**Written problem:**
Using the data beneath, show every line that includes the word "code".

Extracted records
------------------------

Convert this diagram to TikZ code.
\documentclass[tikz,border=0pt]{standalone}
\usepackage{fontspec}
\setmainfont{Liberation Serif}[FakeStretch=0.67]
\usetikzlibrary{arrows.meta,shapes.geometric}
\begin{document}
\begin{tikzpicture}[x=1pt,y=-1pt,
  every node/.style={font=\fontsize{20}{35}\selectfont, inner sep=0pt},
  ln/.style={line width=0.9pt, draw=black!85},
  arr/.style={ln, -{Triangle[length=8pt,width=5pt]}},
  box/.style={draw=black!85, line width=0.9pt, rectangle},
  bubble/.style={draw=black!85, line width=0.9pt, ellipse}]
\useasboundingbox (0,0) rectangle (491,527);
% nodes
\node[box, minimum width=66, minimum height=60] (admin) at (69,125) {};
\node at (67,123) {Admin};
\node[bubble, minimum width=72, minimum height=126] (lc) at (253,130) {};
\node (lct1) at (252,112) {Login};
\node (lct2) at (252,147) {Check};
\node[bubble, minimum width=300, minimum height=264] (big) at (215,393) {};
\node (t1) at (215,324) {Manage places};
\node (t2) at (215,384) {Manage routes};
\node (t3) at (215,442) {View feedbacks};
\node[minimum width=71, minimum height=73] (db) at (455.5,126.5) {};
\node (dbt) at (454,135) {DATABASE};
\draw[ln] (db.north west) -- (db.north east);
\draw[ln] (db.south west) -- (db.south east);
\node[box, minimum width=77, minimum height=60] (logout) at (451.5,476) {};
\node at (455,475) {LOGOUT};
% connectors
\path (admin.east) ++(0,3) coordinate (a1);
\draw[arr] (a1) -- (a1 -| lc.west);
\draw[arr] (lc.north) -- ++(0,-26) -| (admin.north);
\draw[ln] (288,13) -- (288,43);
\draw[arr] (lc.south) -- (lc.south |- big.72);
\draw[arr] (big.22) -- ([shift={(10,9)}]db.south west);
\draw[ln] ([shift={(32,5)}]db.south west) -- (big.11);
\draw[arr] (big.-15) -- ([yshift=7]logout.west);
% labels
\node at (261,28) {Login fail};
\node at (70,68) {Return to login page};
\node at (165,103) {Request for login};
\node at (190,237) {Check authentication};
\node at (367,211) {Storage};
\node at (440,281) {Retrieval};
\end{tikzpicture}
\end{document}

------------------------

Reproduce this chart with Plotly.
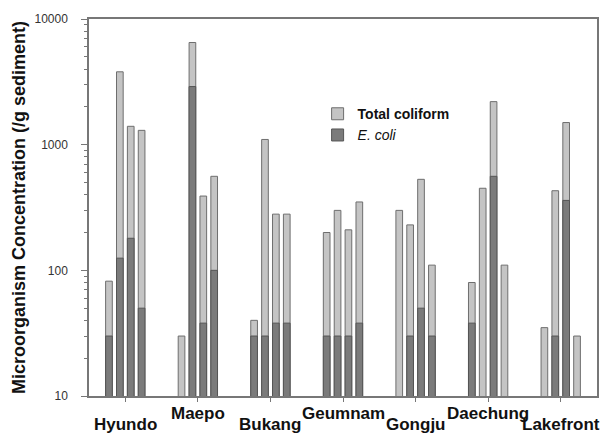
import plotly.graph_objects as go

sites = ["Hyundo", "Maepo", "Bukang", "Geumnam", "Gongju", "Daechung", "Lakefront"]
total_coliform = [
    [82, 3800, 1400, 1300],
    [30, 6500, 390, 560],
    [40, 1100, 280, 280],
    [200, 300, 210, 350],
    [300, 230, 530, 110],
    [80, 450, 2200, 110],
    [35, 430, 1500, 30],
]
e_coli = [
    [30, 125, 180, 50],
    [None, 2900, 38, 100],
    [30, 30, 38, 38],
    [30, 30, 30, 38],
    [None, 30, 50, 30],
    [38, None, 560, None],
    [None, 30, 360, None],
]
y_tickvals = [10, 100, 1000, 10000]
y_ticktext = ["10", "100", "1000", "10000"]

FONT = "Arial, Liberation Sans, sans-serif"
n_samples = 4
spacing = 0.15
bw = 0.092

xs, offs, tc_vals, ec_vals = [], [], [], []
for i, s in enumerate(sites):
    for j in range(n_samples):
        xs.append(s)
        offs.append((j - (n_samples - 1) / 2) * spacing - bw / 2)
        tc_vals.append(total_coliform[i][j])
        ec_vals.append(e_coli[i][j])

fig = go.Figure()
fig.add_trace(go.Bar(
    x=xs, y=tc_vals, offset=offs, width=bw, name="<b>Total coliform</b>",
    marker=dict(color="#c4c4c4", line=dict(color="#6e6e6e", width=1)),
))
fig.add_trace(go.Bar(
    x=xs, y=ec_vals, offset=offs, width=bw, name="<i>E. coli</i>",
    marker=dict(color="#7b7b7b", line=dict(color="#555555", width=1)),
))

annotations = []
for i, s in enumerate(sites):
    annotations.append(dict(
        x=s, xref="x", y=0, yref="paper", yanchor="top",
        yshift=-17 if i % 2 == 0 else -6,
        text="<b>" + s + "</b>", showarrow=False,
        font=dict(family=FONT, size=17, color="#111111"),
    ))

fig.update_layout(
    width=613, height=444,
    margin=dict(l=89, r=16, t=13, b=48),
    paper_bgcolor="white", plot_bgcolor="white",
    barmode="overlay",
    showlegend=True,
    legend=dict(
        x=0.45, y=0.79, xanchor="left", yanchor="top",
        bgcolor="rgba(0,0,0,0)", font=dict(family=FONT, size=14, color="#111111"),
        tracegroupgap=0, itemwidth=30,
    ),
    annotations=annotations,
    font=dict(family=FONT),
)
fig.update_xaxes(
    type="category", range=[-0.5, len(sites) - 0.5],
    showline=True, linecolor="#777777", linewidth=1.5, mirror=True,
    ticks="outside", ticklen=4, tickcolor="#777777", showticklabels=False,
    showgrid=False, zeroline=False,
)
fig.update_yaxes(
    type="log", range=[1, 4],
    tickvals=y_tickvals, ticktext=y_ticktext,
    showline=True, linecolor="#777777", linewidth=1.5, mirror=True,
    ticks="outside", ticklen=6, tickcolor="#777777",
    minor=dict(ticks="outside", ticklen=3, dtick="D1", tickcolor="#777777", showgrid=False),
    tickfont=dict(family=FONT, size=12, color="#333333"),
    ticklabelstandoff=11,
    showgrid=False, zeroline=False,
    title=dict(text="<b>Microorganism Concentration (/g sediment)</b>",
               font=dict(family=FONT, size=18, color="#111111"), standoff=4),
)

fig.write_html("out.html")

------------------------

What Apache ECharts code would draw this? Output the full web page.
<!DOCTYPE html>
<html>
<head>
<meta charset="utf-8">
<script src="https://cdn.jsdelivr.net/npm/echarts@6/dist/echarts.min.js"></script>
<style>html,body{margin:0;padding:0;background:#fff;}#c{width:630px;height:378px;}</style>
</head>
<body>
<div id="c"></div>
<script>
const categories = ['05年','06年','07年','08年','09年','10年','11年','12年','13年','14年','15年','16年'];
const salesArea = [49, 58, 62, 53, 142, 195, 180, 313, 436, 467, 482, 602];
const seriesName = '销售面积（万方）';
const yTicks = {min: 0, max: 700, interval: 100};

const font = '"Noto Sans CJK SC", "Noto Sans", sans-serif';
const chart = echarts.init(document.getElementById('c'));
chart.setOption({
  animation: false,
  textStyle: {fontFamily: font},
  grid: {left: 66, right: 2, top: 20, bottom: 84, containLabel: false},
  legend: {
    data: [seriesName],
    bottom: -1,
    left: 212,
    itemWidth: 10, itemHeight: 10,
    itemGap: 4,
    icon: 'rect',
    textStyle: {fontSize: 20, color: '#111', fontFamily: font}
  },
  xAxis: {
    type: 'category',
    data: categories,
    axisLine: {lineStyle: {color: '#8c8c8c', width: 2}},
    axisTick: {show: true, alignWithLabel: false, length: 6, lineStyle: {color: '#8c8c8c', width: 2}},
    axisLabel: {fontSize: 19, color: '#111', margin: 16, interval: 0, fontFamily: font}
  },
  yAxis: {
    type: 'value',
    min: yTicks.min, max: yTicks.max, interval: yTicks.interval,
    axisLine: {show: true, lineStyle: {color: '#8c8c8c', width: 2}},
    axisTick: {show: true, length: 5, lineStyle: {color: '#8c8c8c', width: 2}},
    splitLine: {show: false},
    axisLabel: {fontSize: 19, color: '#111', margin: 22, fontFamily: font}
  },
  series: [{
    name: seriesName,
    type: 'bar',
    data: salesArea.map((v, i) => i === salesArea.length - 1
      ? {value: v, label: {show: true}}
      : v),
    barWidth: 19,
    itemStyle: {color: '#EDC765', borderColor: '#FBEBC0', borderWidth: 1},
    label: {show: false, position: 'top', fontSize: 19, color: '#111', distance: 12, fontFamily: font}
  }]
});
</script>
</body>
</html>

------------------------

**Result:**
Convert this diagram to TikZ code.
What Apache ECharts code would draw this? Output the full web page.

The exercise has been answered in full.